YAKIMA, Wash. — The senior project, a requirement in the Yakima School District since 2008, appears to be on the verge of extinction.

The Yakima school board plans to vote on whether to eliminate the senior culminating projects at Tuesday’s business meeting, and all indications point to it being dropped, officials said at a board meeting Friday.

The move comes just months after state lawmakers passed a measure eliminating the state-mandated requirement and giving school districts the option to remove them.

The change would be amended into the graduation requirements beginning with the 2014-15 seniors.

Lawmakers approved the creation of “culminating projects” in 2000 and they were implemented with Class of 2008.

But the projects became a burden for many seniors, pushing East Valley High School senior Tiffany Stewart to do her project on eliminating the graduation requirement. She had the help of her stepfather, Rep. David Taylor, R-Moxee, who pushed a measure that gained traction in Olympia earlier this year.

The Legislature passed Senate Bill 6552 — which also reformed instructional hour requirements and increased the number of high school credits required to graduate — in March, and Gov. Jay Inslee signed it into law the next month.

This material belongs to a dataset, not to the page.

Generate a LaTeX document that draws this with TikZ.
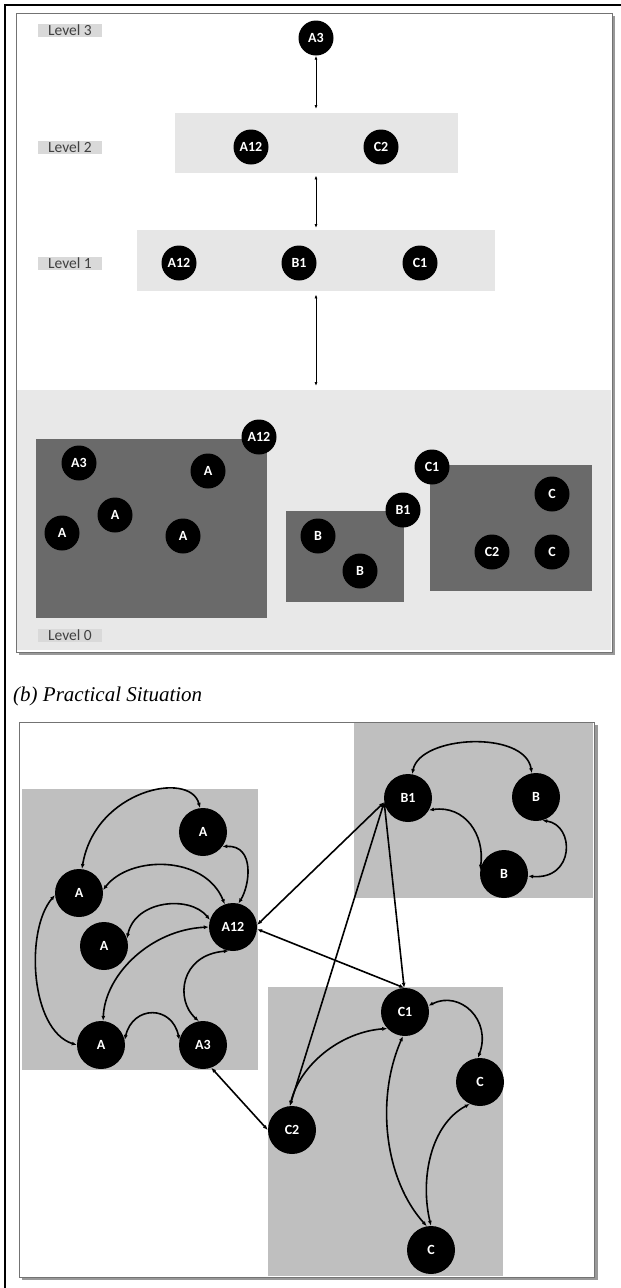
\documentclass[tikz,border=0pt]{standalone}
\usepackage{fontspec}
\setmainfont{Carlito}
\newfontfamily\capfont{Liberation Serif}
\usetikzlibrary{arrows.meta}
\definecolor{bandgray}{HTML}{E6E6E6}
\definecolor{floorgray}{HTML}{E8E8E8}
\definecolor{darkbox}{HTML}{6A6A6A}
\definecolor{clustergray}{HTML}{BFBFBF}
\definecolor{labelgray}{HTML}{D9D9D9}
\definecolor{labeltext}{HTML}{404040}
\begin{document}
\begin{tikzpicture}[x=1pt,y=-1pt,
  lvnode/.style={circle,fill=black,text=white,minimum size=35pt,inner sep=0pt,
    font=\fontsize{14}{14}\selectfont\bfseries},
  psnode/.style={circle,fill=black,text=white,minimum size=48pt,inner sep=0pt,
    font=\fontsize{14}{14}\selectfont\bfseries},
  areabox/.style={draw=none,inner sep=0pt,anchor=north west},
  lvlabel/.style={fill=labelgray,text=labeltext,font=\fontsize{15.5}{15.5}\selectfont,
    minimum width=64pt,minimum height=13pt,inner sep=0pt},
  levarrow/.style={{Latex[length=4pt,width=3pt]}-{Latex[length=4pt,width=3pt]},line width=1pt},
  link/.style={{Latex[length=5pt,width=4pt]}-{Latex[length=5pt,width=4pt]},line width=1.6pt},
]
\useasboundingbox (0,0) rectangle (621,1288);
\fill[white] (0,0) rectangle (621,1288);

% outer frame
\draw[line width=1.5pt] (5,1288) -- (5,5) -- (621,5);

% ---------------- panel (a): levels ----------------
\fill[black!40] (19,16) rectangle (615,655);
\draw[fill=white,draw=black!55,line width=1pt] (16,13) rectangle (612,652);
\node[areabox,fill=floorgray,minimum width=594pt,minimum height=260pt] (lev0) at (17,390) {};

\node[areabox,fill=bandgray,minimum width=283pt,minimum height=60pt] (band2) at (175,113) {};
\node[areabox,fill=bandgray,minimum width=358pt,minimum height=61pt] (band1) at (137,230) {};

\node[lvlabel] (lab3) at (70,30) {Level 3};
\node[lvlabel] (lab2) at (70,147) {Level 2};
\node[lvlabel] (lab1) at (70,263) {Level 1};
\node[lvlabel] (lab0) at (70,635) {Level 0};

% level nodes
\node[lvnode] (tA3) at (316,38) {A3};
\node[lvnode] (sA12) at (251,147) {A12};
\node[lvnode] (sC2) at (381,147) {C2};
\node[lvnode] (fA12) at (179,263) {A12};
\node[lvnode] (fB1) at (299,263) {B1};
\node[lvnode] (fC1) at (420,263) {C1};

\draw[levarrow,shorten >=4pt] (tA3.south) -- (tA3.south |- band2.north);
\draw[levarrow,shorten <=2pt,shorten >=2pt] (tA3.south |- band2.south) -- (tA3.south |- band1.north);
\draw[levarrow,shorten <=3pt,shorten >=4pt] (tA3.south |- band1.south) -- (tA3.south |- lev0.north);

% level 0 clusters
\node[areabox,fill=darkbox,minimum width=231pt,minimum height=179pt] (boxA) at (36,439) {};
\node[areabox,fill=darkbox,minimum width=118pt,minimum height=91pt] (boxB) at (286,511) {};
\node[areabox,fill=darkbox,minimum width=162pt,minimum height=126pt] (boxC) at (430,465) {};

\node[lvnode] (zA12) at (259,437) {A12};
\node[lvnode] (zA3) at (79,463) {A3};
\node[lvnode] (zAa) at (208,471) {A};
\node[lvnode] (zAb) at (115,515) {A};
\node[lvnode] (zAc) at (62,533) {A};
\node[lvnode] (zAd) at (183,536) {A};
\node[lvnode] (zBa) at (318,536) {B};
\node[lvnode] (zBb) at (360,571) {B};
\node[lvnode] (zB1) at (403,510) {B1};
\node[lvnode] (zC1) at (432,467) {C1};
\node[lvnode] (zCa) at (552,494) {C};
\node[lvnode] (zC2) at (492,552) {C2};
\node[lvnode] (zCb) at (552,552) {C};

% ---------------- caption ----------------
\node[anchor=west,inner sep=0pt,font=\capfont\itshape\fontsize{21}{21}\selectfont] (cap) at (13,696) {(b) Practical Situation};

% ---------------- panel (b): practical situation ----------------
\fill[black!40] (22,725) rectangle (598,1280);
\draw[fill=white,draw=black!55,line width=1pt] (19,722) rectangle (594,1277);
\node[areabox,fill=clustergray,minimum width=236pt,minimum height=281pt] (grpA) at (22,789) {};
\node[areabox,fill=clustergray,minimum width=239pt,minimum height=175pt] (grpB) at (354,723) {};
\node[areabox,fill=clustergray,minimum width=235pt,minimum height=289pt] (grpC) at (268,987) {};

\node[psnode] (pA1) at (203,832) {A};
\node[psnode] (pA2) at (79,893) {A};
\node[psnode] (pA3) at (104,946) {A};
\node[psnode] (pA12) at (233,927) {A12};
\node[psnode] (pA4) at (101,1045) {A};
\node[psnode] (pA3n) at (203,1045) {A3};
\node[psnode] (pB1) at (408,798) {B1};
\node[psnode] (pBa) at (536,797) {B};
\node[psnode] (pBb) at (504,874) {B};
\node[psnode] (pC1) at (405,1012) {C1};
\node[psnode] (pCa) at (480,1082) {C};
\node[psnode] (pC2) at (292,1130) {C2};
\node[psnode] (pCb) at (431,1250) {C};

% cluster A links
\draw[link] (pA2.83) .. controls (95,790) and (190,770) .. (pA1.97);
\draw[link] (pA1.-37) .. controls (255,845) and (250,885) .. (pA12.77);
\draw[link] (pA2.7) .. controls (130,855) and (205,855) .. (pA12.110);
\draw[link] (pA3.18) .. controls (135,900) and (190,895) .. (pA12.163);
\draw[link] (pA12.180) .. controls (150,930) and (105,975) .. (pA4.85);
\draw[link] (pA12.-100) .. controls (180,955) and (175,1000) .. (pA3n.100);
\draw[link] (pA2.185) .. controls (25,930) and (30,1030) .. (pA4.180);
\draw[link] (pA4.12) .. controls (133,1005) and (172,1005) .. (pA3n.168);

% links between clusters
\draw[link] (pA12.5) -- (pB1.190);
\draw[link] (pA12.-5) -- (pC1.92);
\draw[link] (pB1.190) -- (pC2.95);
\draw[link] (pB1.190) -- (pC1.92);
\draw[link] (pA3n.-70) -- (pC2.180);

% cluster B links
\draw[link] (pB1.80) .. controls (420,735) and (525,730) .. (pBa.100);
\draw[link] (pB1.-30) .. controls (465,805) and (485,835) .. (pBb.170);
\draw[link] (pBa.-75) .. controls (575,825) and (575,880) .. (pBb.-5);

% cluster C links
\draw[link] (pC1.223) .. controls (340,1032) and (300,1065) .. (pC2.95);
\draw[link] (pC1.15) .. controls (460,990) and (492,1020) .. (pCa.95);
\draw[link] (pC1.-95) .. controls (375,1100) and (385,1180) .. (pCb.100);
\draw[link] (pCa.-115) .. controls (430,1125) and (420,1180) .. (pCb.90);
\end{tikzpicture}
\end{document}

Board members and administrators alike said it was not an easy decision to eliminate senior projects. The assignments have benefits such as improving public speaking skills and invigorating student interest in learning. Some students even plan their projects early in high school.

However, a number of factors shifted the district’s stance on the issue: student stress over the projects and full implementation of the Common Core State Standards, plus accompanying changes in achievement testing.

Deputy Superintendent Jack Irion said removing the projects will not mean the end of lengthy and rigorous work.

“With our classes going to a more project-based approach, students are going to have more and more opportunities to develop projects and make presentations,” Irion said. “I think you’re going to see things that resemble senior projects but in a different format in the classroom structure.”